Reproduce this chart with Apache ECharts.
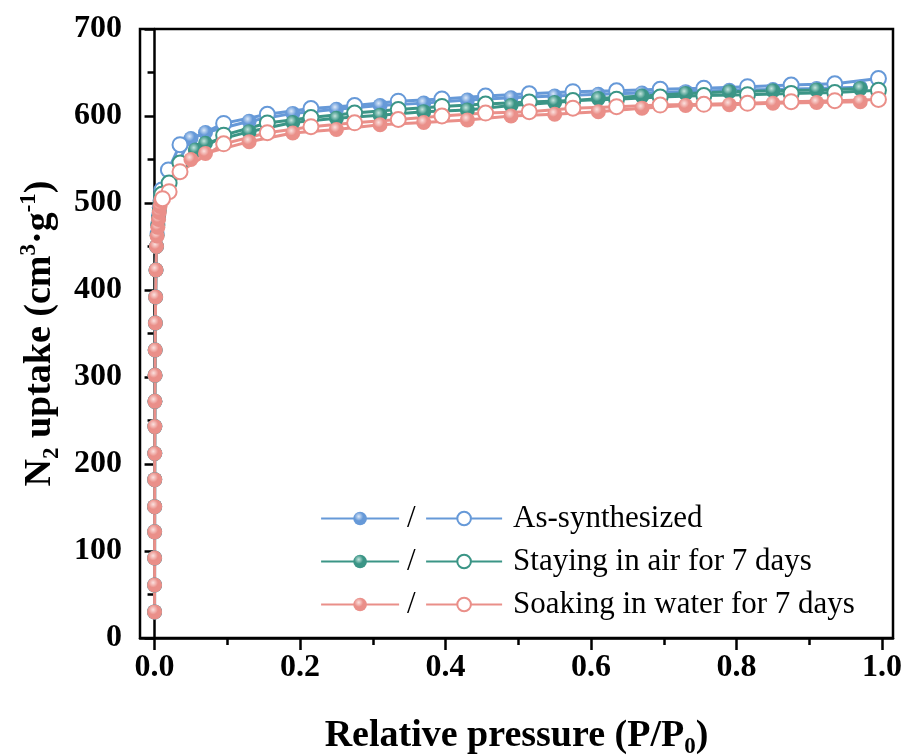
<!DOCTYPE html>
<html><head><meta charset="utf-8">
<script src="https://cdn.jsdelivr.net/npm/echarts@6/dist/echarts.min.js"></script>
<style>html,body{margin:0;padding:0;background:#fff}#c{width:905px;height:756px}</style>
</head><body><div id="c"></div>
<script>
// ---- data ----
const xTickValues = [0, 0.2, 0.4, 0.6, 0.8, 1.0];
const xMinorTickValues = [0.1, 0.3, 0.5, 0.7, 0.9];
const seriesLabels = ['As-synthesized', 'Staying in air for 7 days', 'Soaking in water for 7 days'];

// shared low-pressure adsorption column (P/P0 close to 0)
const lowPressureColumn = [
  [0.00002, 30], [0.00004, 61], [0.00007, 92], [0.0001, 122], [0.00014, 151],
  [0.0002, 182], [0.00027, 212], [0.00036, 243], [0.00048, 272], [0.00064, 302],
  [0.00085, 331], [0.0011, 362], [0.0015, 392], [0.002, 423], [0.0027, 450]
];

const blueAds = [
  [0.0035, 465], [0.0045, 476], [0.0055, 486], [0.0065, 495], [0.0075, 503], [0.0085, 510],
  [0.05, 574], [0.07, 581], [0.13, 594], [0.19, 603], [0.25, 607.7], [0.31, 612], [0.37, 614.8],
  [0.43, 618.3], [0.49, 621], [0.55, 623], [0.61, 625], [0.67, 626.5], [0.73, 628], [0.79, 629.5],
  [0.85, 630.5], [0.91, 631.5], [0.97, 633]
];
const blueDes = [
  [0.995, 643], [0.935, 637], [0.875, 635.6], [0.815, 633.7], [0.755, 631.8], [0.695, 630.7],
  [0.635, 629], [0.575, 628], [0.515, 625.5], [0.455, 623], [0.395, 619.5], [0.335, 617],
  [0.275, 612], [0.215, 608.5], [0.155, 602], [0.095, 591.5], [0.035, 567], [0.019, 538], [0.01, 515]
];
const greenAds = [
  [0.0035, 463], [0.0045, 474], [0.0055, 483], [0.0065, 491], [0.0075, 499], [0.0085, 507],
  [0.056, 561], [0.07, 568.6], [0.13, 582], [0.19, 592.5], [0.25, 597.4], [0.31, 601], [0.37, 605],
  [0.43, 607], [0.49, 612], [0.55, 615.5], [0.61, 620], [0.67, 623], [0.73, 626], [0.79, 628],
  [0.85, 629], [0.91, 630], [0.97, 631.5]
];
const greenDes = [
  [0.995, 629.5], [0.935, 627], [0.875, 626], [0.815, 624.5], [0.755, 623.5], [0.695, 621.8],
  [0.635, 619.3], [0.575, 617.7], [0.515, 616], [0.455, 613.8], [0.395, 611], [0.335, 607.4],
  [0.275, 603.4], [0.215, 598.3], [0.155, 592], [0.095, 578], [0.035, 546], [0.02, 523], [0.01, 510]
];
const pinkAds = [
  [0.0035, 462], [0.0045, 472], [0.0055, 481], [0.0065, 489], [0.0075, 496], [0.0085, 503],
  [0.05, 550], [0.07, 557], [0.13, 570.5], [0.19, 580.5], [0.25, 584.5], [0.31, 590], [0.37, 592.5],
  [0.43, 595.5], [0.49, 600], [0.55, 602], [0.61, 605], [0.67, 609], [0.73, 612], [0.79, 613],
  [0.85, 614.6], [0.91, 615.5], [0.97, 616.5]
];
const pinkDes = [
  [0.995, 619], [0.935, 617.6], [0.875, 616.5], [0.815, 614.6], [0.755, 613.4], [0.695, 612.6],
  [0.635, 610.7], [0.575, 609], [0.515, 605], [0.455, 603.4], [0.395, 600], [0.335, 596],
  [0.275, 592.2], [0.215, 587.7], [0.155, 580.8], [0.095, 568], [0.035, 536], [0.02, 513], [0.011, 505]
];

// ---- styling ----
const FONT = 'Liberation Serif';
const colors = ['#6699d8', '#3b9586', '#ea8f89'];
const highlights = ['#dbe8f8', '#c5e4de', '#fbe1df'];

function ballColor(i) {
  return {
    type: 'radial', x: 0.4, y: 0.35, r: 0.65,
    colorStops: [{ offset: 0, color: highlights[i] }, { offset: 0.5, color: colors[i] }, { offset: 1, color: colors[i] }]
  };
}
function adsSeries(i, data) {
  return {
    type: 'line', name: seriesLabels[i] + ' (adsorption)', data: lowPressureColumn.concat(data),
    symbol: 'circle', symbolSize: 15, showSymbol: true,
    lineStyle: { color: colors[i], width: 3 },
    itemStyle: { color: ballColor(i) },
    emphasis: { disabled: true }, animation: false
  };
}
function desSeries(i, data) {
  return {
    type: 'line', name: seriesLabels[i], data: data,
    symbol: 'emptyCircle', symbolSize: 15, showSymbol: true,
    lineStyle: { color: colors[i], width: 3 },
    itemStyle: { color: colors[i], borderColor: colors[i], borderWidth: 2.2 },
    emphasis: { disabled: true }, animation: false
  };
}

const chart = echarts.init(document.getElementById('c'), null, { renderer: 'canvas' });
const legendBase = {
  orient: 'vertical', top: 503, itemHeight: 17, itemGap: 12, selectedMode: false, padding: 0,
  lineStyle: { width: 2.2 }
};
chart.setOption({
  animation: false,
  backgroundColor: '#fff',
  grid: {
    left: 140, right: 12, top: 29, bottom: 118, outerBoundsMode: 'none', containLabel: false,
    show: true, borderColor: '#000', borderWidth: 2.5, backgroundColor: 'transparent'
  },
  legend: [
    Object.assign({}, legendBase, {
      left: 320, itemWidth: 78,
      data: seriesLabels.map(s => s + ' (adsorption)'),
      formatter: () => '/',
      textStyle: { fontFamily: FONT, fontSize: 31, lineHeight: 30, color: '#000', padding: [0, 0, 0, 3] }
    }),
    Object.assign({}, legendBase, {
      left: 425, itemWidth: 76,
      data: seriesLabels,
      textStyle: { fontFamily: FONT, fontSize: 31, lineHeight: 30, color: '#000', padding: [0, 0, 0, 6] }
    })
  ],
  xAxis: [{
    type: 'value', min: -0.02, max: 1.015, position: 'bottom',
    axisLine: { show: true, lineStyle: { color: '#000', width: 2.5 } },
    axisTick: { show: true, inside: false, length: 12, lineStyle: { color: '#000', width: 2.5 }, customValues: xTickValues },
    axisLabel: { customValues: xTickValues, formatter: v => v.toFixed(1), margin: 14, fontFamily: FONT, fontWeight: 'bold', fontSize: 32, color: '#000' },
    splitLine: { show: false },
    name: 'Relative pressure (P/P{sub|0})', nameLocation: 'middle', nameGap: 75,
    nameTextStyle: {
      fontFamily: FONT, fontWeight: 'bold', fontSize: 38, color: '#000', lineHeight: 46,
      rich: { sub: { fontFamily: FONT, fontWeight: 'bold', fontSize: 23, color: '#000', verticalAlign: 'bottom', lineHeight: 23 } }
    }
  }, {
    type: 'value', min: -0.02, max: 1.015, position: 'bottom',
    axisLine: { show: false },
    axisTick: { show: true, inside: false, length: 7, lineStyle: { color: '#000', width: 2.5 }, customValues: xMinorTickValues },
    axisLabel: { show: false }, splitLine: { show: false }
  }],
  yAxis: {
    type: 'value', min: 0, max: 700, interval: 100,
    axisLine: { show: true, lineStyle: { color: '#000', width: 2.5 } },
    axisTick: { show: true, inside: false, length: 10, lineStyle: { color: '#000', width: 2.5 } },
    minorTick: { show: true, splitNumber: 2, length: 7, lineStyle: { color: '#000', width: 2.5 } },
    axisLabel: { margin: 18, fontFamily: FONT, fontWeight: 'bold', fontSize: 32, color: '#000' },
    splitLine: { show: false },
    name: 'N{sub|2} uptake (cm{sup|3}·g{sup|-1})', nameLocation: 'middle', nameRotate: 90, nameGap: 76,
    nameTextStyle: {
      fontFamily: FONT, fontWeight: 'bold', fontSize: 38, color: '#000', lineHeight: 46,
      rich: {
        sub: { fontFamily: FONT, fontWeight: 'bold', fontSize: 23, color: '#000', verticalAlign: 'bottom', lineHeight: 23 },
        sup: { fontFamily: FONT, fontWeight: 'bold', fontSize: 23, color: '#000', verticalAlign: 'top', lineHeight: 23 }
      }
    }
  },
  series: [
    adsSeries(0, blueAds), desSeries(0, blueDes),
    adsSeries(1, greenAds), desSeries(1, greenDes),
    adsSeries(2, pinkAds), desSeries(2, pinkDes)
  ]
});
</script>
</body></html>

• WHAT IS BEING ASKED: Without any pictures, reproduce the lines from the first one in the material through the line that has "const seriesLabels = ['As-synthesized', 'Staying", exactly as they appear.

• FINISHED ANSWER:
Reproduce this chart with Apache ECharts.
<!DOCTYPE html>
<html><head><meta charset="utf-8">
<script src="https://cdn.jsdelivr.net/npm/echarts@6/dist/echarts.min.js"></script>
<style>html,body{margin:0;padding:0;background:#fff}#c{width:905px;height:756px}</style>
</head><body><div id="c"></div>
<script>
// ---- data ----
const xTickValues = [0, 0.2, 0.4, 0.6, 0.8, 1.0];
const xMinorTickValues = [0.1, 0.3, 0.5, 0.7, 0.9];
const seriesLabels = ['As-synthesized', 'Staying in air for 7 days', 'Soaking in water for 7 days'];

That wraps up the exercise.